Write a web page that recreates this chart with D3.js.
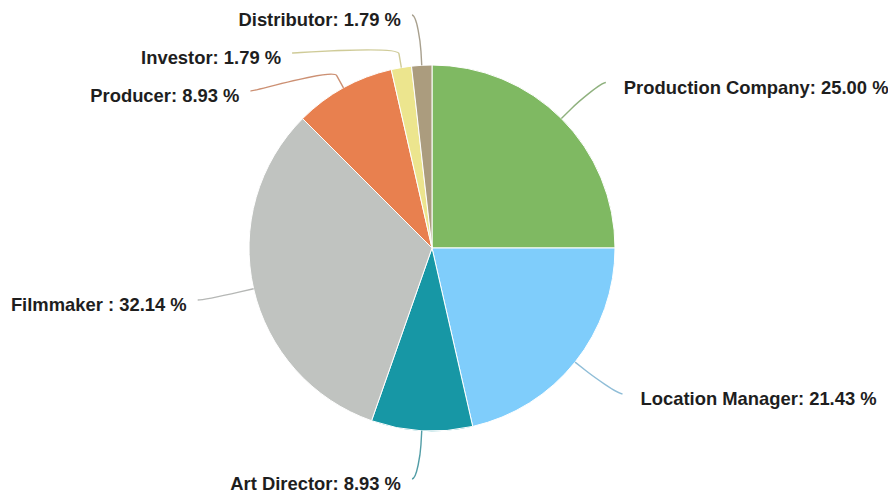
<!DOCTYPE html>
<html>
<head>
<meta charset="utf-8">
<script src="https://cdn.jsdelivr.net/npm/d3@7"></script>
<style>
  html, body { margin: 0; padding: 0; background: #fff; }
  svg { display: block; }
</style>
</head>
<body>
<svg id="chart" width="888" height="499"></svg>
<script>
// Respondent roles (counts), drawn clockwise from 12 o'clock
const categories = ["Production Company", "Location Manager", "Art Director", "Filmmaker ", "Producer", "Investor", "Distributor"];
const counts = [14, 12, 5, 18, 5, 1, 1];
const colors = ["#7fb962", "#7fcdfb", "#1797a5", "#c0c3c0", "#e8804f", "#ece58e", "#ab9c7e"];

const width = 888, height = 499;
const cx = 432, cy = 248, radius = 183;
const labelR = 240, labelYR = 234, breakR = radius + 14, slotGap = 38, topY = 15, bottomY = 479;

const total = d3.sum(counts);
const data = categories.map((name, i) => ({ name, value: counts[i], color: colors[i] }));
const arcs = d3.pie().sort(null).value(d => d.value)(data);
const arc = d3.arc().innerRadius(0).outerRadius(radius);

const svg = d3.select("#chart");
const g = svg.append("g").attr("transform", `translate(${cx},${cy})`);

// Slices
g.selectAll("path.slice")
  .data(arcs)
  .join("path")
  .attr("class", "slice")
  .attr("d", arc)
  .attr("fill", d => d.data.color)
  .attr("stroke", "#ffffff")
  .attr("stroke-width", 1);

// Label placement: natural position on an outer ring, then stacked per side to avoid overlap
arcs.forEach(d => {
  d.mid = (d.startAngle + d.endAngle) / 2;
  d.side = d.mid < Math.PI ? 1 : -1;
  d.edge = d3.pointRadial(d.mid, radius);
  d.brk = d3.pointRadial(d.mid, breakR);
  d.nat = d3.pointRadial(d.mid, labelYR);
});

[1, -1].forEach(side => {
  const col = arcs.filter(d => d.side === side).sort((a, b) => a.nat[1] - b.nat[1]);
  const top = topY - cy, bot = bottomY - cy;
  let prev = -Infinity;
  col.forEach(d => { d.ly = Math.max(d.nat[1], prev + slotGap, top); prev = d.ly; });
  let next = Infinity;
  col.slice().reverse().forEach(d => { d.ly = Math.min(d.ly, next - slotGap, bot); next = d.ly; });
  col.forEach(d => {
    const nearPole = Math.abs(d.ly) > labelR * 0.93;
    d.lx = nearPole
      ? d.brk[0] + side * 9
      : side * Math.sqrt(Math.max(labelR * labelR - d.ly * d.ly, 0));
  });
});

// Soft connectors from label to slice edge
g.selectAll("path.connector")
  .data(arcs)
  .join("path")
  .attr("class", "connector")
  .attr("fill", "none")
  .attr("stroke", d => d3.interpolateRgb(d.data.color, "#8a8a8a")(0.35))
  .attr("stroke-width", 1.4)
  .attr("stroke-opacity", 0.9)
  .attr("d", d => {
    const p = d3.path();
    const k = 0.6;
    p.moveTo(d.lx, d.ly);
    p.bezierCurveTo(
      d.lx - d.side * 5, d.ly,
      d.brk[0] + k * (d.brk[0] - d.edge[0]), d.brk[1] + k * (d.brk[1] - d.edge[1]),
      d.brk[0], d.brk[1]
    );
    p.lineTo(d.edge[0], d.edge[1]);
    return p.toString();
  });

// Labels
g.selectAll("text.label")
  .data(arcs)
  .join("text")
  .attr("class", "label")
  .attr("x", d => d.lx + (d.side > 0 ? 18 : -11))
  .attr("y", d => d.ly + 11)
  .attr("text-anchor", d => d.side > 0 ? "start" : "end")
  .attr("font-family", "'Liberation Sans', Arial, Helvetica, sans-serif")
  .attr("font-weight", "bold")
  .attr("font-size", 18.4)
  .attr("fill", "#1e1e1e")
  .text(d => `${d.data.name}: ${(d.data.value / total * 100).toFixed(2)} %`);
</script>
</body>
</html>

### Objective
Leave out the pictures and give the listing above again exactly.

### Solution
Write a web page that recreates this chart with D3.js.
<!DOCTYPE html>
<html>
<head>
<meta charset="utf-8">
<script src="https://cdn.jsdelivr.net/npm/d3@7"></script>
<style>
  html, body { margin: 0; padding: 0; background: #fff; }
  svg { display: block; }
</style>
</head>
<body>
<svg id="chart" width="888" height="499"></svg>
<script>
// Respondent roles (counts), drawn clockwise from 12 o'clock
const categories = ["Production Company", "Location Manager", "Art Director", "Filmmaker ", "Producer", "Investor", "Distributor"];
const counts = [14, 12, 5, 18, 5, 1, 1];
const colors = ["#7fb962", "#7fcdfb", "#1797a5", "#c0c3c0", "#e8804f", "#ece58e", "#ab9c7e"];

const width = 888, height = 499;
const cx = 432, cy = 248, radius = 183;
const labelR = 240, labelYR = 234, breakR = radius + 14, slotGap = 38, topY = 15, bottomY = 479;

const total = d3.sum(counts);
const data = categories.map((name, i) => ({ name, value: counts[i], color: colors[i] }));
const arcs = d3.pie().sort(null).value(d => d.value)(data);
const arc = d3.arc().innerRadius(0).outerRadius(radius);

const svg = d3.select("#chart");
const g = svg.append("g").attr("transform", `translate(${cx},${cy})`);

// Slices
g.selectAll("path.slice")
  .data(arcs)
  .join("path")
  .attr("class", "slice")
  .attr("d", arc)
  .attr("fill", d => d.data.color)
  .attr("stroke", "#ffffff")
  .attr("stroke-width", 1);

// Label placement: natural position on an outer ring, then stacked per side to avoid overlap
arcs.forEach(d => {
  d.mid = (d.startAngle + d.endAngle) / 2;
  d.side = d.mid < Math.PI ? 1 : -1;
  d.edge = d3.pointRadial(d.mid, radius);
  d.brk = d3.pointRadial(d.mid, breakR);
  d.nat = d3.pointRadial(d.mid, labelYR);
});

[1, -1].forEach(side => {
  const col = arcs.filter(d => d.side === side).sort((a, b) => a.nat[1] - b.nat[1]);
  const top = topY - cy, bot = bottomY - cy;
  let prev = -Infinity;
  col.forEach(d => { d.ly = Math.max(d.nat[1], prev + slotGap, top); prev = d.ly; });
  let next = Infinity;
  col.slice().reverse().forEach(d => { d.ly = Math.min(d.ly, next - slotGap, bot); next = d.ly; });
  col.forEach(d => {
    const nearPole = Math.abs(d.ly) > labelR * 0.93;
    d.lx = nearPole
      ? d.brk[0] + side * 9
      : side * Math.sqrt(Math.max(labelR * labelR - d.ly * d.ly, 0));
  });
});

// Soft connectors from label to slice edge
g.selectAll("path.connector")
  .data(arcs)
  .join("path")
  .attr("class", "connector")
  .attr("fill", "none")
  .attr("stroke", d => d3.interpolateRgb(d.data.color, "#8a8a8a")(0.35))
  .attr("stroke-width", 1.4)
  .attr("stroke-opacity", 0.9)
  .attr("d", d => {
    const p = d3.path();
    const k = 0.6;
    p.moveTo(d.lx, d.ly);
    p.bezierCurveTo(
      d.lx - d.side * 5, d.ly,
      d.brk[0] + k * (d.brk[0] - d.edge[0]), d.brk[1] + k * (d.brk[1] - d.edge[1]),
      d.brk[0], d.brk[1]
    );
    p.lineTo(d.edge[0], d.edge[1]);
    return p.toString();
  });

// Labels
g.selectAll("text.label")
  .data(arcs)
  .join("text")
  .attr("class", "label")
  .attr("x", d => d.lx + (d.side > 0 ? 18 : -11))
  .attr("y", d => d.ly + 11)
  .attr("text-anchor", d => d.side > 0 ? "start" : "end")
  .attr("font-family", "'Liberation Sans', Arial, Helvetica, sans-serif")
  .attr("font-weight", "bold")
  .attr("font-size", 18.4)
  .attr("fill", "#1e1e1e")
  .text(d => `${d.data.name}: ${(d.data.value / total * 100).toFixed(2)} %`);
</script>
</body>
</html>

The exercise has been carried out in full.